In the comics, Castle is a SEAL-trained former Marine captain who served in Vietnam. His violent-vigilante persona takes root after his wife and child are killed by the mafia and the police are too corrupt to bring the killers to justice. Something about the Punisher skull immediately resonated with us. It reflected what most SEALs wanted to be downrange: death-dealing arbiters of justice, punishers of an evil enemy. We didn’t really
talk about this interpretation in Charlie Platoon. It was just one of those things that caught on and spread without effort—a potent meme finding its perfect audience. It was just cool. And we all wanted to look cool.
During work-up, the image quickly spread from one helmet in our platoon to all of them. Eventually, someone made a bigger stencil, and we all tagged the image on our body armor, wearing the Punisher icon on our chests and backs. Guys started tagging the skull on notebooks, assault packs, all over. In Iraq, we added the Punisher tag to our Humvees, blast shields, and just about anywhere we could fit it. It was the perfect icon for a bunch of Big Tough Frogmen, and our platoon was full of those. The phrase “Big Tough Frogmen” became an acronym, which became a noun, a verb, an adjective. We’d say things like “We’re just gonna get outside the wire and BTF around” or “Just BTF that gear over here” or “Time to BTF and show these muj what’s up.” A couple of the guys hated its overuse, which of course led to more overuse. The average SEAL in Charlie, also known as Cadillac Platoon, was at least six feet tall and two hundred pounds—a bunch of steely-eyed killers.
After two weeks on the ground in Ramadi, I was ready to start earning our Punisher moniker.
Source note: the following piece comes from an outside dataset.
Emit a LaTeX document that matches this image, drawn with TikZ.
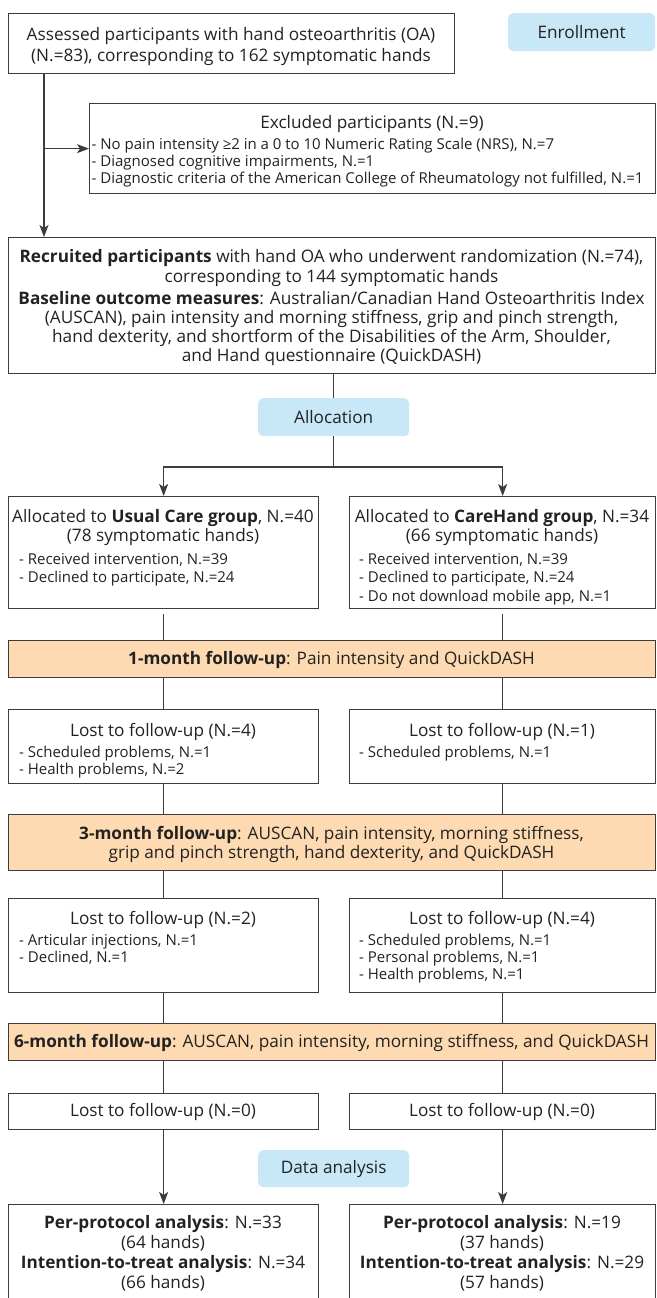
\documentclass[tikz,border=0pt]{standalone}
\usepackage{fontspec}
\setmainfont{Open Sans}
\usetikzlibrary{arrows.meta}
\definecolor{edgegray}{HTML}{3C3C3C}
\definecolor{labelblue}{HTML}{C8E8F7}
\definecolor{bandpeach}{HTML}{FDDAB2}
\definecolor{ink}{HTML}{222222}
\newcommand{\tsA}{\rule{0pt}{14pt}}
\newcommand{\tsB}{\rule{0pt}{12.5pt}}
\tikzset{
  box/.style={draw=edgegray, line width=1.3pt, fill=white, anchor=north west, inner sep=0pt},
  band/.style={box, fill=bandpeach},
  tag/.style={fill=labelblue, rounded corners=5pt, anchor=north west, inner sep=0pt, font=\fontsize{17.2}{20}\selectfont, text=ink},
  ttl/.style={anchor=north, inner sep=0pt, align=center, font=\fontsize{17.2}{19}\selectfont, text=ink},
  lst/.style={anchor=north west, inner sep=0pt, align=left, font=\fontsize{15}{18.5}\selectfont, text=ink},
  lstb/.style={lst, font=\fontsize{15}{17}\selectfont},
  conn/.style={draw=edgegray, line width=1.1pt},
  arr/.style={conn, -{Stealth[length=12pt,width=9pt,inset=3pt]}},
}
\begin{document}
\begin{tikzpicture}[x=1pt,y=-1pt]
\useasboundingbox (0,0) rectangle (656,1298);

% Enrollment
\node[box, minimum width=446pt, minimum height=60pt] (a) at (8,13) {};
\node[ttl, font=\fontsize{17.2}{21}\selectfont] (at) at (231,26) {\tsA Assessed participants with hand osteoarthritis (OA)\\(N.=83), corresponding to 162 symptomatic hands};
\node[tag, minimum width=147pt, minimum height=38pt] (enr) at (508,13) {Enrollment};

\node[box, minimum width=566pt, minimum height=90pt] (ex) at (89,103) {};
\node[ttl] (ext) at (372,114) {\tsA Excluded participants (N.=9)};
\node[lstb] (exl) at (91.5,136.5) {\tsB - No pain intensity ≥2 in a 0 to 10 Numeric Rating Scale (NRS), N.=7\\- Diagnosed cognitive impairments, N.=1\\- Diagnostic criteria of the American College of Rheumatology not fulfilled, N.=1};

\node[box, minimum width=647pt, minimum height=136pt] (rec) at (8,237) {};
\node[ttl, font=\fontsize{17.2}{20.5}\selectfont] (rect1) at (331.5,248) {\tsA\textbf{Recruited participants} with hand OA who underwent randomization (N.=74),\\corresponding to 144 symptomatic hands};
\node[ttl] (rect2) at (331.5,290) {\tsA\textbf{Baseline outcome measures}: Australian/Canadian Hand Osteoarthritis Index\\(AUSCAN), pain intensity and morning stiffness, grip and pinch strength,\\hand dexterity, and shortform of the Disabilities of the Arm, Shoulder,\\and Hand questionnaire (QuickDASH)};

% Allocation
\node[tag, minimum width=151pt, minimum height=38pt] (alloc) at (258,398) {Allocation};

\node[box, minimum width=310pt, minimum height=112pt] (uc) at (8,496) {};
\node[ttl] (uct) at (163,508.5) {\tsA Allocated to \textbf{Usual Care group}, N.=40\\(78 symptomatic hands)};
\node[lst] (ucl) at (19,551.5) {\tsB - Received intervention, N.=39\\- Declined to participate, N.=24};

\node[box, minimum width=306pt, minimum height=112pt] (ch) at (349,496) {};
\node[ttl] (cht) at (502,508.5) {\tsA Allocated to \textbf{CareHand group}, N.=34\\(66 symptomatic hands)};
\node[lst] (chl) at (359,551.5) {\tsB - Received intervention, N.=39\\- Declined to participate, N.=24\\- Do not download mobile app, N.=1};

% 1 month
\node[band, minimum width=647pt, minimum height=37pt] (m1) at (8,640) {};
\node[ttl] (m1t) at (331.5,650) {\tsA\textbf{1-month follow-up}: Pain intensity and QuickDASH};

\node[box, minimum width=310pt, minimum height=74pt] (l1a) at (8,709) {};
\node[ttl] (l1at) at (163,722.5) {\tsA Lost to follow-up (N.=4)};
\node[lstb] (l1al) at (19,744.5) {\tsB - Scheduled problems, N.=1\\- Health problems, N.=2};
\node[box, minimum width=306pt, minimum height=74pt] (l1b) at (349,709) {};
\node[ttl] (l1bt) at (502,722.5) {\tsA Lost to follow-up (N.=1)};
\node[lstb] (l1bl) at (359,744.5) {\tsB - Scheduled problems, N.=1};

% 3 month
\node[band, minimum width=647pt, minimum height=56pt] (m3) at (8,814) {};
\node[ttl] (m3t) at (331.5,825) {\tsA\textbf{3-month follow-up}: AUSCAN, pain intensity, morning stiffness,\\grip and pinch strength, hand dexterity, and QuickDASH};

\node[box, minimum width=310pt, minimum height=94pt] (l2a) at (8,898) {};
\node[ttl] (l2at) at (163,910) {\tsA Lost to follow-up (N.=2)};
\node[lstb] (l2al) at (19,932.5) {\tsB - Articular injections, N.=1\\- Declined, N.=1};
\node[box, minimum width=306pt, minimum height=94pt] (l2b) at (349,898) {};
\node[ttl] (l2bt) at (502,910) {\tsA Lost to follow-up (N.=4)};
\node[lstb] (l2bl) at (359,932.5) {\tsB - Scheduled problems, N.=1\\- Personal problems, N.=1\\- Health problems, N.=1};

% 6 month
\node[band, minimum width=647pt, minimum height=37pt] (m6) at (8,1023) {};
\node[ttl] (m6t) at (331.5,1033) {\tsA\textbf{6-month follow-up}: AUSCAN, pain intensity, morning stiffness, and QuickDASH};

\node[box, minimum width=310pt, minimum height=36pt] (l3a) at (8,1093) {};
\node[ttl] (l3at) at (163,1102) {\tsA Lost to follow-up (N.=0)};
\node[box, minimum width=306pt, minimum height=36pt] (l3b) at (349,1093) {};
\node[ttl] (l3bt) at (502,1102) {\tsA Lost to follow-up (N.=0)};

% Data analysis
\node[tag, minimum width=151pt, minimum height=37pt] (da) at (258,1150) {Data analysis};

\node[box, minimum width=310pt, minimum height=110pt] (fa) at (8,1204) {};
\node[ttl, font=\fontsize{17.2}{20}\selectfont] (fat) at (163,1214) {\tsA\textbf{Per-protocol analysis}: N.=33\\(64 hands)\\\textbf{Intention-to-treat analysis}: N.=34\\(66 hands)};
\node[box, minimum width=306pt, minimum height=110pt] (fb) at (349,1204) {};
\node[ttl, font=\fontsize{17.2}{20}\selectfont] (fbt) at (502,1214) {\tsA\textbf{Per-protocol analysis}: N.=19\\(37 hands)\\\textbf{Intention-to-treat analysis}: N.=29\\(57 hands)};

% connectors
\draw[arr] ([xshift=36pt]a.south west) -- ([xshift=36pt]a.south west |- rec.north);
\draw[arr] ([xshift=36pt]a.south west |- ex.west) -- (ex.west);
\draw[conn] (rec.south -| alloc.south) -- (alloc.north);
\draw[arr] (alloc.south) |- ([yshift=29pt]uc.north) -- (uc.north);
\draw[arr] (alloc.south) |- ([yshift=29pt]ch.north) -- (ch.north);
\draw[conn, shorten <=5pt] (uc.south) -- (uc.south |- m1.north);
\draw[conn, shorten <=5pt] (ch.south) -- (ch.south |- m1.north);
\draw[conn] (l1a.north |- m1.south) -- (l1a.north);
\draw[conn] (l1b.north |- m1.south) -- (l1b.north);
\draw[conn] (l1a.south) -- (l1a.south |- m3.north);
\draw[conn] (l1b.south) -- (l1b.south |- m3.north);
\draw[conn] (l2a.north |- m3.south) -- (l2a.north);
\draw[conn] (l2b.north |- m3.south) -- (l2b.north);
\draw[conn] (l2a.south) -- (l2a.south |- m6.north);
\draw[conn] (l2b.south) -- (l2b.south |- m6.north);
\draw[conn] (l3a.north |- m6.south) -- (l3a.north);
\draw[conn] (l3b.north |- m6.south) -- (l3b.north);
\draw[arr] (l3a.south) -- (fa.north);
\draw[arr] (l3b.south) -- (fb.north);
\end{tikzpicture}
\end{document}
The monotony of unpacking gear, getting situated, and training Jundis was getting old. There is only so long you can keep a hound caged before you have to let him run.
We were tasked to move from Sharkbase to Camp Corregidor, a big Army base in the southeast corner of Ramadi—the area known as the Ma’Laab district. The Army was prepping for a major offensive there, and they requested our support. We were more than happy to oblige by getting in the fight.
The roughly seven-mile drive to Corregidor under the cover of darkness tempered my youthful aggression. Route Michigan, the main artery of transportation along the western front, was an easy target for terrorists and a magnet for IEDs. Michigan meandered lazily through
some of the bigger towns and cities in the west. Ramadi was not spared. The terrorists swarmed on Michigan like ants on a syrup strip.
I climbed into Vehicle 1’s turret, where I’d have a clear view of the scenery. I preferred the turret to sitting in the truck because of the fresher air and my two hands on a .50-cal to light up any threat that presented itself. I’ve always been a little claustrophobic, though I never admitted it to the guys back then. I hated being boxed into a Humvee on a blacked-out (no headlights) convoy, especially when the IED threat was high. I preferred to be on the offensive, head on a swivel, above the moondust that obstructs your view and sticks to your gums like the stink of the city.